The court of appeal last month criticised the Bank of Scotland mortgage conditions in the strongest terms. Lord Justice Laws said of its Stabilised Mortgage Plan: "The bank's documentation is disgracefully sloppy. It is scandalous that a major lending institution should foist this jigsaw puzzle of a contract on the borrowing public." The court's eventual ruling could reduce many borrowers' payments under these mortgages.

Lamir Ladjadj of Acton took out a loan in 1990, but soon fell behind with his payments. In the 1990s the bank made several possession claims which were staved off by 11th-hour payments.

The idea behind the mortgage plan was that a fixed monthly amount was paid. If interest rates went up, the amount of the loan would increase; conversely, if rates went down it would decrease.

It seemed relatively simple, but the bank's documents created such confusion that it was unclear whether the arrears by 1999 were £81,000 or £40,000. The bank had decided it was entitled to compound interest although the terms did not seem to give it that right. While in the first instance the judge found for the bank, the appeal court held that the ambiguities arising from the bank's documentation needed further consideration.

Lord Justice Walker was equally unimpressed with the bank: "It is deplorable that the couple's right to their home should depend on the interpretation of four documents, which do not use a clear and consistent terminology," he said.

It wasn't just the bank's drafting that offended the court. Ladjadj said the bank had refused to negotiate with him. The court said such a refusal would be "lamentable".

The judges could not calculate how much was actually owing, but the bank's right to possession was suspended. The parties were told to use the court's alternative dispute resolution service. The bank was ordered to pay the legal costs of the appeal - with the implicit threat that there would be more such orders unless it negotiated reasonably. Ladjadj has to pay monthly instalments until matters are resolved.
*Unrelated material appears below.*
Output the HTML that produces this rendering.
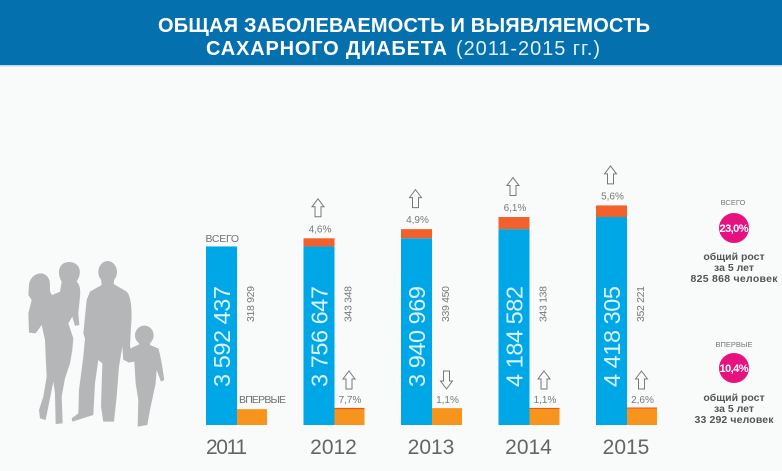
<!DOCTYPE html>
<html lang="ru">
<head>
<meta charset="utf-8">
<title>Общая заболеваемость и выявляемость сахарного диабета</title>
<style>
html,body{margin:0;padding:0;background:#f9fafa;}
svg{display:block;font-family:"Liberation Sans","Noto Sans CJK JP",sans-serif;}
</style>
</head>
<body>
<svg id="chart" xmlns="http://www.w3.org/2000/svg" width="782" height="471" viewBox="0 0 782 471">
  <rect x="0" y="0" width="782" height="471" fill="#f9fafa"/>
  <rect x="0" y="0" width="782" height="65" fill="#0470ae"/>
  <rect x="0" y="65" width="782" height="1.5" fill="#bcdcec"/>
  <text x="158" y="32" font-size="20" font-weight="700" fill="#fff" textLength="492">ОБЩАЯ ЗАБОЛЕВАЕМОСТЬ И ВЫЯВЛЯЕМОСТЬ</text>
  <text x="206" y="55" font-size="20" font-weight="700" fill="#fff" textLength="241">САХАРНОГО ДИАБЕТА</text>
  <text x="456" y="55" font-size="20" fill="#e4f0f7" textLength="144">(2011-2015 гг.)</text>

  <g transform="translate(15,250) scale(0.3333)" fill="#b5b6b8">
    <path d="M42,105 C45,70 90,55 103,90 C108,110 100,125 112,135 L135,125 L140,95 C125,70 130,38 160,36 C190,35 202,60 190,85 L185,95 C195,105 197,120 195,140 L190,190 L193,225 L180,228 L172,200 L160,220 L175,265 L172,300 L165,340 L150,385 L140,440 L143,520 L122,522 L120,430 L115,395 L92,510 L75,505 L72,480 L85,440 L95,380 L92,320 L90,270 L80,225 L62,250 L42,248 L40,190 L50,150 L40,135 Z"/>
    <ellipse cx="278" cy="66" rx="28" ry="33"/>
    <path d="M258,85 L298,85 L296,102 L335,125 C350,140 352,190 348,230 L345,290 L350,300 L340,335 L325,330 L322,290 L312,350 L305,440 L297,515 L265,515 L258,470 L262,340 L250,330 L240,400 L235,495 L172,515 L170,505 L190,490 L192,420 L205,320 L210,265 L205,250 L215,150 L225,125 L260,105 Z"/>
    <ellipse cx="388" cy="256" rx="28" ry="29"/>
    <path d="M372,278 L405,278 L405,285 L430,295 C440,330 445,370 448,390 L438,395 L425,360 L422,400 L405,480 L397,525 L368,530 L370,450 L362,400 L358,335 L340,338 L325,325 L340,305 L352,292 L372,284 Z"/>
  </g>

  <g id="marks"></g>

  <text x="205.5" y="242" font-size="10.5" fill="#6f7173" textLength="33.5">ВСЕГО</text>
  <text x="239" y="403" font-size="10.5" fill="#6f7173" textLength="47">ВПЕРВЫЕ</text>

  <g text-anchor="middle">
    <text x="733" y="205" font-size="7.5" fill="#777">ВСЕГО</text>
    <circle cx="734" cy="228" r="15" fill="#e5127f"/>
    <text x="734" y="232" font-size="11" font-weight="700" fill="#fff" textLength="29">23,0%</text>
    <text x="734" y="260" font-size="10.5" font-weight="700" fill="#555">общий рост</text>
    <text x="734" y="271" font-size="10.5" font-weight="700" fill="#555">за 5 лет</text>
    <text x="734" y="282" font-size="10.5" font-weight="700" fill="#555" textLength="87">825 868 человек</text>
  </g>
  <g text-anchor="middle">
    <text x="734" y="347" font-size="7.5" fill="#777">ВПЕРВЫЕ</text>
    <circle cx="734" cy="368" r="15" fill="#e5127f"/>
    <text x="734" y="372" font-size="11" font-weight="700" fill="#fff" textLength="29">10,4%</text>
    <text x="734" y="401" font-size="10.5" font-weight="700" fill="#555">общий рост</text>
    <text x="734" y="412" font-size="10.5" font-weight="700" fill="#555">за 5 лет</text>
    <text x="734" y="423" font-size="10.5" font-weight="700" fill="#555" textLength="79">33 292 человек</text>
  </g>
</svg>
<script>
const years = ["2011", "2012", "2013", "2014", "2015"];
const totalCases = [3592437, 3756647, 3940969, 4184582, 4418305];
const totalIncrease = [0, 164210, 184322, 243613, 233723];
const totalGrowthPct = [null, 4.6, 4.9, 6.1, 5.6];
const newCases = [318929, 343348, 339450, 343138, 352221];
const newIncrease = [0, 24419, 0, 3688, 9083];
const newGrowthPct = [null, 7.7, -1.1, 1.1, 2.6];

const NS = "http://www.w3.org/2000/svg";
const marks = document.getElementById("marks");
const BASE_Y = 425;
const PX_PER_CASE = 0.0000497;
const BAR_W = 31;
function xBand(i) { return 206 + 97.5 * i; }
function yVal(v) { return BASE_Y - v * PX_PER_CASE; }
function fmtNum(v) { return String(v).replace(/\B(?=(\d{3})+(?!\d))/g, " "); }
function fmtPct(v) { return Math.abs(v).toFixed(1).replace(".", ",") + "%"; }
function make(tag, attrs, txt) {
  const el = document.createElementNS(NS, tag);
  for (const k in attrs) el.setAttribute(k, attrs[k]);
  if (txt !== undefined) el.textContent = txt;
  marks.appendChild(el);
  return el;
}
function arrowPoints(cx, top, down) {
  const p = [[0,0],[6,8],[3,8],[3,18],[-3,18],[-3,8],[-6,8]];
  return p.map(function (q) { return (cx + q[0]) + "," + (down ? top + 18 - q[1] : top + q[1]); }).join(" ");
}

years.forEach(function (year, i) {
  const x = xBand(i);
  const totalTop = yVal(totalCases[i]);
  const blueTop = yVal(totalCases[i] - totalIncrease[i]);
  const newTop = yVal(newCases[i]);

  const blue = make("rect", {x: x, y: blueTop, width: BAR_W, height: BASE_Y - blueTop, fill: "#00a7e7"});
  
  

  if (totalIncrease[i] > 0) {
    const red = make("rect", {x: x, y: totalTop, width: BAR_W, height: blueTop - totalTop, fill: "#f2602b"});
    
    
  }

  const orange = make("rect", {x: x + BAR_W, y: newTop, width: 30, height: BASE_Y - newTop, fill: "#f7941e"});
  
  

  if (newIncrease[i] > 0) {
    const strip = make("rect", {x: x + BAR_W, y: newTop, width: 30, height: Math.max(1, newIncrease[i] * PX_PER_CASE), fill: "#e8541f"});
    
    
  }

  const lx = x + 24;
  const totalLabel = make("text", {x: lx, y: 286, transform: "rotate(-90 " + lx + " 286)", "text-anchor": "end", "font-size": 23.5, fill: "#d9f2fc", textLength: 101}, fmtNum(totalCases[i]));
  
  

  const nx = x + 48;
  const newLabel = make("text", {x: nx, y: 286, transform: "rotate(-90 " + nx + " 286)", "text-anchor": "end", "font-size": 10.5, fill: "#77797b", textLength: 36}, fmtNum(newCases[i]));
  
  

  const yearLabel = make("text", {x: x + (i === 0 ? 20.5 : 30), y: 454, "text-anchor": "middle", "font-size": 21, fill: "#636567", textLength: i === 0 ? 41 : 46.7}, year);
  
  

  if (totalGrowthPct[i] !== null) {
    const tp = make("text", {x: x + 16.5, y: totalTop - 6, "text-anchor": "middle", "font-size": 10, fill: "#77797b"}, fmtPct(totalGrowthPct[i]));
    
    
    const ta = make("polygon", {points: arrowPoints(x + 14.5, totalTop - 39.5, totalGrowthPct[i] < 0), fill: "#fbfbfb", stroke: "#77797b", "stroke-width": 1});
    
    
  }
  if (newGrowthPct[i] !== null) {
    const np = make("text", {x: x + BAR_W + 15.5, y: 403, "text-anchor": "middle", "font-size": 10, fill: "#77797b"}, fmtPct(newGrowthPct[i]));
    
    
    const na = make("polygon", {points: arrowPoints(x + BAR_W + 14.5, 371, newGrowthPct[i] < 0), fill: "#fbfbfb", stroke: "#77797b", "stroke-width": 1});
    
    
  }
});
</script>
</body>
</html>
The bank's spokeswoman said that this "product" was withdrawn in 1994. The bank's standard documentation has since been revised, but no one had identified these terms as being a particular problem until this decision.

Anyone holding one of these mortgages should ask the bank to show how it justifies its charges. If anything is unclear, the bank will probably give way. It is unlikely to risk running more judicial ire by going to court.

Those who have been charged compound interest will have the strongest claim for a refund. During periods of high interest rates in the early 90s the bank may have substantially overcharged many customers, even if few arguments will concern as much as Mr Ladjadj's £41,000 discrepancy.

• Richard Colbey is a barrister.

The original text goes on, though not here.